[Records with drawing code]
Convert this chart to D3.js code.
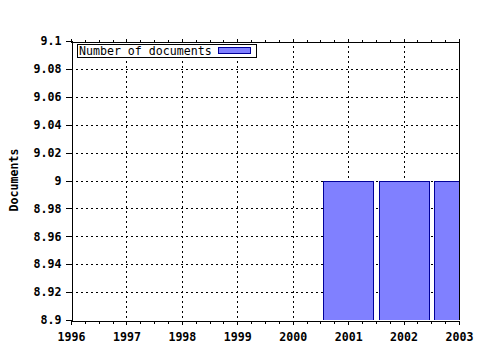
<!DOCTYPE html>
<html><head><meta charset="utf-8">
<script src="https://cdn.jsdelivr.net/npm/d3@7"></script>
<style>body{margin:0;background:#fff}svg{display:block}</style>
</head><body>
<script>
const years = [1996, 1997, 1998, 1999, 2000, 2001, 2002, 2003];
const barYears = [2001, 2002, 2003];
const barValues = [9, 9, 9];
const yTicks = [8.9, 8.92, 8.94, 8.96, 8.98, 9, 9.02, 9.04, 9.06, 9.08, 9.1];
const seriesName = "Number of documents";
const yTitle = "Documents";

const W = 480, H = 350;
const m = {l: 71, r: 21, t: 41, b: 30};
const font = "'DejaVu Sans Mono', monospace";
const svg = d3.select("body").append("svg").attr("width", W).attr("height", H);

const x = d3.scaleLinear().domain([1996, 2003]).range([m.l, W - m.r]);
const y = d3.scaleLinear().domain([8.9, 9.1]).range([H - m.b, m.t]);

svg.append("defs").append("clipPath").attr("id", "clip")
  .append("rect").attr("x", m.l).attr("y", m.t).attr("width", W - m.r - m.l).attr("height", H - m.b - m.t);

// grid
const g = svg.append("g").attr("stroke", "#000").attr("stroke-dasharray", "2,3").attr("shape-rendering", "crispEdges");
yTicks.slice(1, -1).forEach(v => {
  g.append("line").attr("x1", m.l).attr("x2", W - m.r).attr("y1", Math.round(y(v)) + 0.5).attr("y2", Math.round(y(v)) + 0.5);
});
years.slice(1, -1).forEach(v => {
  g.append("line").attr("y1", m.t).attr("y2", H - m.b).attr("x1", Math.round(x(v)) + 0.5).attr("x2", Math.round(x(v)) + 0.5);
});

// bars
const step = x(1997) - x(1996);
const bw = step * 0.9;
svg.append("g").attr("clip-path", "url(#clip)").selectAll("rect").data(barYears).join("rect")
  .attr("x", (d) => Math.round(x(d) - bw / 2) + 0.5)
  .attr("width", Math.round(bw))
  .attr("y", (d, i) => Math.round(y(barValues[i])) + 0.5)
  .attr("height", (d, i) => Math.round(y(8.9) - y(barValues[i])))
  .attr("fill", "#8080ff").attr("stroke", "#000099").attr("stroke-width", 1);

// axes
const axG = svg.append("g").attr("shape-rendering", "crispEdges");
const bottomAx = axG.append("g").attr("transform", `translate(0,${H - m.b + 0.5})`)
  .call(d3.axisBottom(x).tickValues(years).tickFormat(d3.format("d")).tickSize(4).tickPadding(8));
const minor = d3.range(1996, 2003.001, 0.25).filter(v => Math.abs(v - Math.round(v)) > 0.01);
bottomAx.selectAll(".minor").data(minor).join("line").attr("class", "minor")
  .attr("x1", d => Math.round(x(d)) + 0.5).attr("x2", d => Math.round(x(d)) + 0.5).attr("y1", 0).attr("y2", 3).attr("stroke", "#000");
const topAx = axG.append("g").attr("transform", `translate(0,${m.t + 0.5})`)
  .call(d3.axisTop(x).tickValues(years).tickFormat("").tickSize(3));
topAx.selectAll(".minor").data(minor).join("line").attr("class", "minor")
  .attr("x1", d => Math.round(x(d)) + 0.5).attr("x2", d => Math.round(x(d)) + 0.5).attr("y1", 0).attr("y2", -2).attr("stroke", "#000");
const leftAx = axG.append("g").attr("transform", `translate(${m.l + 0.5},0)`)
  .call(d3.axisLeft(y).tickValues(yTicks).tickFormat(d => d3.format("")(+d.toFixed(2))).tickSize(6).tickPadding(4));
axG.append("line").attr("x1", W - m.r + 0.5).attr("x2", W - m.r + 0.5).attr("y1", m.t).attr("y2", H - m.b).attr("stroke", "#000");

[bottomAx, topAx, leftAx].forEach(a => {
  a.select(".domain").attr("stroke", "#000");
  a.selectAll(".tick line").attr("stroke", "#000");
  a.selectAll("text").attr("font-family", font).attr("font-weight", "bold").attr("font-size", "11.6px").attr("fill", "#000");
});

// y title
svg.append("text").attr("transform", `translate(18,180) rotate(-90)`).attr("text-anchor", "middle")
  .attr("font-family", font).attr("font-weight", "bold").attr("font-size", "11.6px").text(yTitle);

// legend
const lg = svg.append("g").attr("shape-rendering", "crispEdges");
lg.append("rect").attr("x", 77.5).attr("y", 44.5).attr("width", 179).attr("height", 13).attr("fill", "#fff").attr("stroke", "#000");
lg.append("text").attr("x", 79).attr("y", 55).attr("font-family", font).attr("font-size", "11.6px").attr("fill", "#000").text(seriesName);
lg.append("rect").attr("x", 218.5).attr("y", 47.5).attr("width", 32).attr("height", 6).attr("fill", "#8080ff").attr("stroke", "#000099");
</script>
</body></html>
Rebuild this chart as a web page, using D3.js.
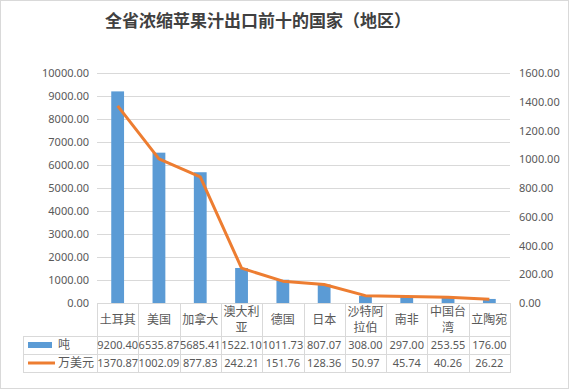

• **What is required**: Give an exact reproduction of every line, leaving out any picture.

• **Full response**:
Convert this chart to D3.js code.
<!DOCTYPE html>
<html><head><meta charset="utf-8">
<script src="https://cdn.jsdelivr.net/npm/d3@7"></script>
<style>body{margin:0;background:#fff}svg{display:block}</style>
</head><body>
<script>
const years = [1996, 1997, 1998, 1999, 2000, 2001, 2002, 2003];
const barYears = [2001, 2002, 2003];
const barValues = [9, 9, 9];
const yTicks = [8.9, 8.92, 8.94, 8.96, 8.98, 9, 9.02, 9.04, 9.06, 9.08, 9.1];
const seriesName = "Number of documents";
const yTitle = "Documents";

const W = 480, H = 350;
const m = {l: 71, r: 21, t: 41, b: 30};
const font = "'DejaVu Sans Mono', monospace";
const svg = d3.select("body").append("svg").attr("width", W).attr("height", H);

const x = d3.scaleLinear().domain([1996, 2003]).range([m.l, W - m.r]);
const y = d3.scaleLinear().domain([8.9, 9.1]).range([H - m.b, m.t]);

svg.append("defs").append("clipPath").attr("id", "clip")
  .append("rect").attr("x", m.l).attr("y", m.t).attr("width", W - m.r - m.l).attr("height", H - m.b - m.t);

// grid
const g = svg.append("g").attr("stroke", "#000").attr("stroke-dasharray", "2,3").attr("shape-rendering", "crispEdges");
yTicks.slice(1, -1).forEach(v => {
  g.append("line").attr("x1", m.l).attr("x2", W - m.r).attr("y1", Math.round(y(v)) + 0.5).attr("y2", Math.round(y(v)) + 0.5);
});
years.slice(1, -1).forEach(v => {
  g.append("line").attr("y1", m.t).attr("y2", H - m.b).attr("x1", Math.round(x(v)) + 0.5).attr("x2", Math.round(x(v)) + 0.5);
});

// bars
const step = x(1997) - x(1996);
const bw = step * 0.9;
svg.append("g").attr("clip-path", "url(#clip)").selectAll("rect").data(barYears).join("rect")
  .attr("x", (d) => Math.round(x(d) - bw / 2) + 0.5)
  .attr("width", Math.round(bw))
  .attr("y", (d, i) => Math.round(y(barValues[i])) + 0.5)
  .attr("height", (d, i) => Math.round(y(8.9) - y(barValues[i])))
  .attr("fill", "#8080ff").attr("stroke", "#000099").attr("stroke-width", 1);

// axes
const axG = svg.append("g").attr("shape-rendering", "crispEdges");
const bottomAx = axG.append("g").attr("transform", `translate(0,${H - m.b + 0.5})`)
  .call(d3.axisBottom(x).tickValues(years).tickFormat(d3.format("d")).tickSize(4).tickPadding(8));
const minor = d3.range(1996, 2003.001, 0.25).filter(v => Math.abs(v - Math.round(v)) > 0.01);
bottomAx.selectAll(".minor").data(minor).join("line").attr("class", "minor")
  .attr("x1", d => Math.round(x(d)) + 0.5).attr("x2", d => Math.round(x(d)) + 0.5).attr("y1", 0).attr("y2", 3).attr("stroke", "#000");
const topAx = axG.append("g").attr("transform", `translate(0,${m.t + 0.5})`)
  .call(d3.axisTop(x).tickValues(years).tickFormat("").tickSize(3));
topAx.selectAll(".minor").data(minor).join("line").attr("class", "minor")
  .attr("x1", d => Math.round(x(d)) + 0.5).attr("x2", d => Math.round(x(d)) + 0.5).attr("y1", 0).attr("y2", -2).attr("stroke", "#000");
const leftAx = axG.append("g").attr("transform", `translate(${m.l + 0.5},0)`)
  .call(d3.axisLeft(y).tickValues(yTicks).tickFormat(d => d3.format("")(+d.toFixed(2))).tickSize(6).tickPadding(4));
axG.append("line").attr("x1", W - m.r + 0.5).attr("x2", W - m.r + 0.5).attr("y1", m.t).attr("y2", H - m.b).attr("stroke", "#000");

[bottomAx, topAx, leftAx].forEach(a => {
  a.select(".domain").attr("stroke", "#000");
  a.selectAll(".tick line").attr("stroke", "#000");
  a.selectAll("text").attr("font-family", font).attr("font-weight", "bold").attr("font-size", "11.6px").attr("fill", "#000");
});

// y title
svg.append("text").attr("transform", `translate(18,180) rotate(-90)`).attr("text-anchor", "middle")
  .attr("font-family", font).attr("font-weight", "bold").attr("font-size", "11.6px").text(yTitle);

// legend
const lg = svg.append("g").attr("shape-rendering", "crispEdges");
lg.append("rect").attr("x", 77.5).attr("y", 44.5).attr("width", 179).attr("height", 13).attr("fill", "#fff").attr("stroke", "#000");
lg.append("text").attr("x", 79).attr("y", 55).attr("font-family", font).attr("font-size", "11.6px").attr("fill", "#000").text(seriesName);
lg.append("rect").attr("x", 218.5).attr("y", 47.5).attr("width", 32).attr("height", 6).attr("fill", "#8080ff").attr("stroke", "#000099");
</script>
</body></html>
Rebuild this chart as a web page, using D3.js.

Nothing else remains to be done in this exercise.